**EXERCISE**
Show every line containing "this" by copying it.

-- start of DATA TO PROCESS --

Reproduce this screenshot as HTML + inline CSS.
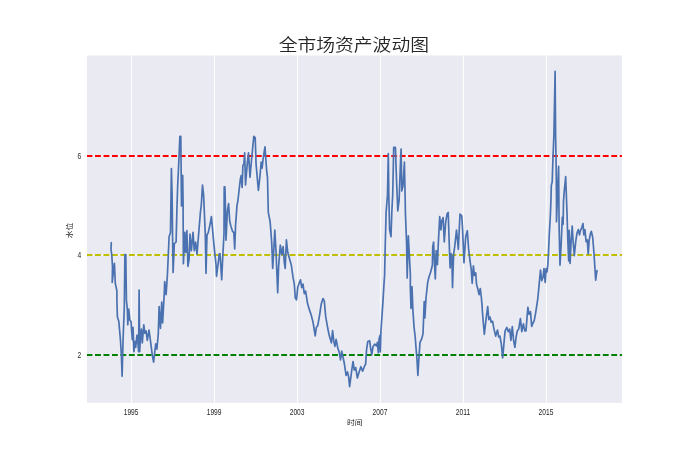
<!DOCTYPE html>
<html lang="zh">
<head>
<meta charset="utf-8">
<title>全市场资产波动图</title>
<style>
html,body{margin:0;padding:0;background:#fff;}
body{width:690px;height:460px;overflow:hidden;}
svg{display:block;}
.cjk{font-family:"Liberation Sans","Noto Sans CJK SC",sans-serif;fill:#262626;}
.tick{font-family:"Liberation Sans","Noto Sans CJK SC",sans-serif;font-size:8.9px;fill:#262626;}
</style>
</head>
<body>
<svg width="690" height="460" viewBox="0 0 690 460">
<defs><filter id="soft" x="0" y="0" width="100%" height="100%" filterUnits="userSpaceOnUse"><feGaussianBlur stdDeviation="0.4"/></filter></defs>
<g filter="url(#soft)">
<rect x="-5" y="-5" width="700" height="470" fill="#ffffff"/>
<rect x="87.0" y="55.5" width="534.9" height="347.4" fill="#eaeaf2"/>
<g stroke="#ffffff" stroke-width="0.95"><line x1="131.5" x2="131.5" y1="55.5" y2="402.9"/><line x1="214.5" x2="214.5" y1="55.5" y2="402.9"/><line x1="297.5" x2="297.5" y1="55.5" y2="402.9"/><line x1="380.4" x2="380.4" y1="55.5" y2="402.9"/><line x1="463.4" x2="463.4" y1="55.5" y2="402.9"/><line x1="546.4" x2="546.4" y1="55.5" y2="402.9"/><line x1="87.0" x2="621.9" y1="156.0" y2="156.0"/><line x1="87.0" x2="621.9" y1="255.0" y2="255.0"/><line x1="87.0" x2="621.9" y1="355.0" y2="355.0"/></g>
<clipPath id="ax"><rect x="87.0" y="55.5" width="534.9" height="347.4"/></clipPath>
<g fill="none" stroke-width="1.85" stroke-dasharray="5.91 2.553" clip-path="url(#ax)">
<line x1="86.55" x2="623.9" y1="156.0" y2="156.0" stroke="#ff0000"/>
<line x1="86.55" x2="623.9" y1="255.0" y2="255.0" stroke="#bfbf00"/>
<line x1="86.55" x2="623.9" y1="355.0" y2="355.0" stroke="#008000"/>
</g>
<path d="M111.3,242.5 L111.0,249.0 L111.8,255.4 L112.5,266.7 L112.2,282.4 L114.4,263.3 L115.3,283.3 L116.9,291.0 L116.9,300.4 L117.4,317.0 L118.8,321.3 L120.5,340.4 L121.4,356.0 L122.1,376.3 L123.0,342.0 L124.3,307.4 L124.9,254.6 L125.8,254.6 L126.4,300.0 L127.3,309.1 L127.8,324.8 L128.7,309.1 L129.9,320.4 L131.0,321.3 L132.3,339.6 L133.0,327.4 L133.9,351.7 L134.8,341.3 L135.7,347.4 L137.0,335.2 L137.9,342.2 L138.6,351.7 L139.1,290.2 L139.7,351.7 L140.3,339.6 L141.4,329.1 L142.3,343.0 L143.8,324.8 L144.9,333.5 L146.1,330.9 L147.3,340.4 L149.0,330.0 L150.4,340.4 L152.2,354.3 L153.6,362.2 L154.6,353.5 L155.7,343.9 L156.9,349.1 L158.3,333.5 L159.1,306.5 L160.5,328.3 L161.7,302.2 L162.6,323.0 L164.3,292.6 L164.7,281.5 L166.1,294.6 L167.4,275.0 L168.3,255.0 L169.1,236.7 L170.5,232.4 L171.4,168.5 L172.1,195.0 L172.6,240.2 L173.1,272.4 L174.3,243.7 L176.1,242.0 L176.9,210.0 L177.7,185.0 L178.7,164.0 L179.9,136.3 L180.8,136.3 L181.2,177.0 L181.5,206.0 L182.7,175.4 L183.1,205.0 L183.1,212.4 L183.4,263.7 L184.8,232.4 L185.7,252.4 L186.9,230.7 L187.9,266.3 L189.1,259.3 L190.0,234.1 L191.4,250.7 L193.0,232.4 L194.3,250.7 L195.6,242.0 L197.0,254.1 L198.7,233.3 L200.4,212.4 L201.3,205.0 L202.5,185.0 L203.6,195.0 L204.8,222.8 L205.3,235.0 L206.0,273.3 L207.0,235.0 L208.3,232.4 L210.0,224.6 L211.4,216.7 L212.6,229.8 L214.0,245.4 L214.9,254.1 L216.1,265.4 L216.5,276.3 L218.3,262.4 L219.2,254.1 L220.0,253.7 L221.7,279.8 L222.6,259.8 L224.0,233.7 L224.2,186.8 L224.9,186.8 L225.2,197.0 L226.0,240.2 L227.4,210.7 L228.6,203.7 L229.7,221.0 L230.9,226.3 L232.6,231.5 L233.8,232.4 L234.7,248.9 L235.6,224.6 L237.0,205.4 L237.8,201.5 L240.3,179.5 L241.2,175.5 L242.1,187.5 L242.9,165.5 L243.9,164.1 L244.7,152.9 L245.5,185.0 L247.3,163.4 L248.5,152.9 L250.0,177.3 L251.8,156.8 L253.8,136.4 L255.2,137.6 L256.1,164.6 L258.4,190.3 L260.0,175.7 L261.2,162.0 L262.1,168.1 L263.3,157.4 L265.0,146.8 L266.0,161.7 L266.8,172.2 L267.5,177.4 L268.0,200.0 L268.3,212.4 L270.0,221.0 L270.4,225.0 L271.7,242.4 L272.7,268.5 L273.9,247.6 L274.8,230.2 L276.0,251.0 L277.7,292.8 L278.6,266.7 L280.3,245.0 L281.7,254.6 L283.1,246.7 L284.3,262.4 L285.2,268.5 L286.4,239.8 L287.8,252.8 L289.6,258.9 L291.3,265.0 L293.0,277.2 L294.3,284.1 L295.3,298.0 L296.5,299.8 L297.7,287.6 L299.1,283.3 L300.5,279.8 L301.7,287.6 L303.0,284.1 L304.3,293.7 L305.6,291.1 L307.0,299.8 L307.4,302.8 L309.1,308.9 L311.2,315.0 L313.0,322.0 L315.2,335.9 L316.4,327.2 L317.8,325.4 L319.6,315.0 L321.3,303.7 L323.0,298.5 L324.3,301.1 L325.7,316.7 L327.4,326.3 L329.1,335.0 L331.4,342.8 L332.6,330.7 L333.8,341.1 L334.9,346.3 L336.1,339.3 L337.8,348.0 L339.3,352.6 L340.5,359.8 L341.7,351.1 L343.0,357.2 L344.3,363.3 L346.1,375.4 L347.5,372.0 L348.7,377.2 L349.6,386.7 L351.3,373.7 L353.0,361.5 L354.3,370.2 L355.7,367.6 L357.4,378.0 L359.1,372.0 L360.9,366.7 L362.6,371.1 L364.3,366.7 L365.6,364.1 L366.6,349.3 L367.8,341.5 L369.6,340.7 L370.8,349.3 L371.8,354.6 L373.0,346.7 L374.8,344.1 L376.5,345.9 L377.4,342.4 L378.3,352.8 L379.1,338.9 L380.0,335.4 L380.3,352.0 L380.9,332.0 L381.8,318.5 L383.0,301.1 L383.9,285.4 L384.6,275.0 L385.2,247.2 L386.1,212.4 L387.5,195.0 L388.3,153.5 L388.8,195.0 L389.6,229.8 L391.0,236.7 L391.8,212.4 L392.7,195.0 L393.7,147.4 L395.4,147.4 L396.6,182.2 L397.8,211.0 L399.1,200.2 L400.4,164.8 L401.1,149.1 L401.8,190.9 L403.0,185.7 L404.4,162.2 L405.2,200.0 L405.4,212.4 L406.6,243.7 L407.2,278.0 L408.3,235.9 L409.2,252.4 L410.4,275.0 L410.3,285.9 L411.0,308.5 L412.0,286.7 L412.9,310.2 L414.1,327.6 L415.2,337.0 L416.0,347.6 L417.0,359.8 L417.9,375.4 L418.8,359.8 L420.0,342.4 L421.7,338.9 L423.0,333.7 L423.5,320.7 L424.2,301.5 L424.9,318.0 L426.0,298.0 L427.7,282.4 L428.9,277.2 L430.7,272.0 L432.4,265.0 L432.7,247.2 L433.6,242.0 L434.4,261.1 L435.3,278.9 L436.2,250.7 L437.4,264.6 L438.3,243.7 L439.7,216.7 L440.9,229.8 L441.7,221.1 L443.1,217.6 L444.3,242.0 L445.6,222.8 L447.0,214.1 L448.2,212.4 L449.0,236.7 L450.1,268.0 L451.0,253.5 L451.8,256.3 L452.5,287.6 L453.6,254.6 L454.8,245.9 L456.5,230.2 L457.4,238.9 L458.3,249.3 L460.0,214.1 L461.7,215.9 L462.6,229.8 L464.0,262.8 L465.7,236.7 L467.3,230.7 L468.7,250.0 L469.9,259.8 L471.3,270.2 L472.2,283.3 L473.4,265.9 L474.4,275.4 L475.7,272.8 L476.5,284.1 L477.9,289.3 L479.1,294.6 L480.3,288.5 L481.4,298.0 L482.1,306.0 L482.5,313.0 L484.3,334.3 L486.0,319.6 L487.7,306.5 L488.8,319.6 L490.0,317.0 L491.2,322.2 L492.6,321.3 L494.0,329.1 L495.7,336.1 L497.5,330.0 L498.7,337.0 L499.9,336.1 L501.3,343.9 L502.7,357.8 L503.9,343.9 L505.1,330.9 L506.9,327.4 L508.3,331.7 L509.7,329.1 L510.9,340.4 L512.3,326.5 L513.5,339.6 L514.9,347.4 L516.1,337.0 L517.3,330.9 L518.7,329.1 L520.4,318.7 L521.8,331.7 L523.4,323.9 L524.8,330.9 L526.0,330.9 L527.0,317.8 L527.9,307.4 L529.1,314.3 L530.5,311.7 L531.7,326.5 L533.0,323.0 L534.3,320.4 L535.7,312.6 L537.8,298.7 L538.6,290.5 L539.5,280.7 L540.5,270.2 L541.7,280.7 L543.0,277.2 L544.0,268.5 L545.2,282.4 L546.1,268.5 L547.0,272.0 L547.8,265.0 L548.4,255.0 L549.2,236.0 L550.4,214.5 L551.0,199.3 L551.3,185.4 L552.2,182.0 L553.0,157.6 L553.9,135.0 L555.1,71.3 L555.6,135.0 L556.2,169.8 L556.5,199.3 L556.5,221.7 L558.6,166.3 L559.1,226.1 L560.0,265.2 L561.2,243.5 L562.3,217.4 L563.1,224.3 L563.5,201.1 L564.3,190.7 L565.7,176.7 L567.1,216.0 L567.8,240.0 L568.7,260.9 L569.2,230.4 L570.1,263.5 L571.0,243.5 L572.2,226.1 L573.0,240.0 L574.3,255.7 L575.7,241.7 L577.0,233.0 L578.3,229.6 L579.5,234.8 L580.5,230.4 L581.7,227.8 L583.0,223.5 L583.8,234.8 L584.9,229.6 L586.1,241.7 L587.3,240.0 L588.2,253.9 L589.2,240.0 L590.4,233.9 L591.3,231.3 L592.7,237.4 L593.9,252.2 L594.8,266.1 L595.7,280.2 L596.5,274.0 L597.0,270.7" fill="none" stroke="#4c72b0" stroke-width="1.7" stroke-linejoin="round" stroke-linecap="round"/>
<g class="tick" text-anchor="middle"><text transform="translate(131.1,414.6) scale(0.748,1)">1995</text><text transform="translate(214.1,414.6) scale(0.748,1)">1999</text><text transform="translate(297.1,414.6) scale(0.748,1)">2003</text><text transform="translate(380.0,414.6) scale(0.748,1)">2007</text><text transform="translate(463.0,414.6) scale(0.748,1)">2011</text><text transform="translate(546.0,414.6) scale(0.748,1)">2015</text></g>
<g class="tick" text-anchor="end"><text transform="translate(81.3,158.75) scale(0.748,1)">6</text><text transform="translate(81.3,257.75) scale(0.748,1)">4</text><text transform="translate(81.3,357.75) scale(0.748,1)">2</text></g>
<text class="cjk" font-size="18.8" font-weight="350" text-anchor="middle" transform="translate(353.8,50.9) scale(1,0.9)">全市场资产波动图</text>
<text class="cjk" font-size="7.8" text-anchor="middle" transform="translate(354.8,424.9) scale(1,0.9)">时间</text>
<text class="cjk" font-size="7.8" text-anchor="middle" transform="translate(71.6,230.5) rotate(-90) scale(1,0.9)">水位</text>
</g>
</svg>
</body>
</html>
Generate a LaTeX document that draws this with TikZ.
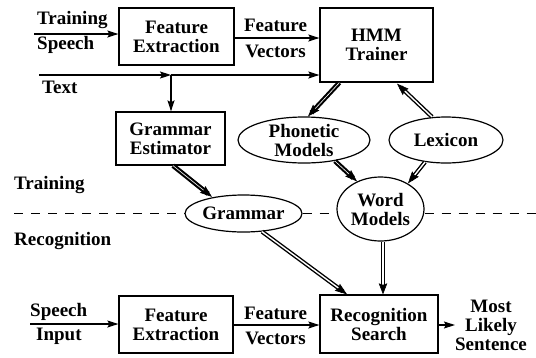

-- end of DATA TO PROCESS --

**FULL SOLUTION**
Reproduce this screenshot as HTML + inline CSS.
Generate a LaTeX document that draws this with TikZ.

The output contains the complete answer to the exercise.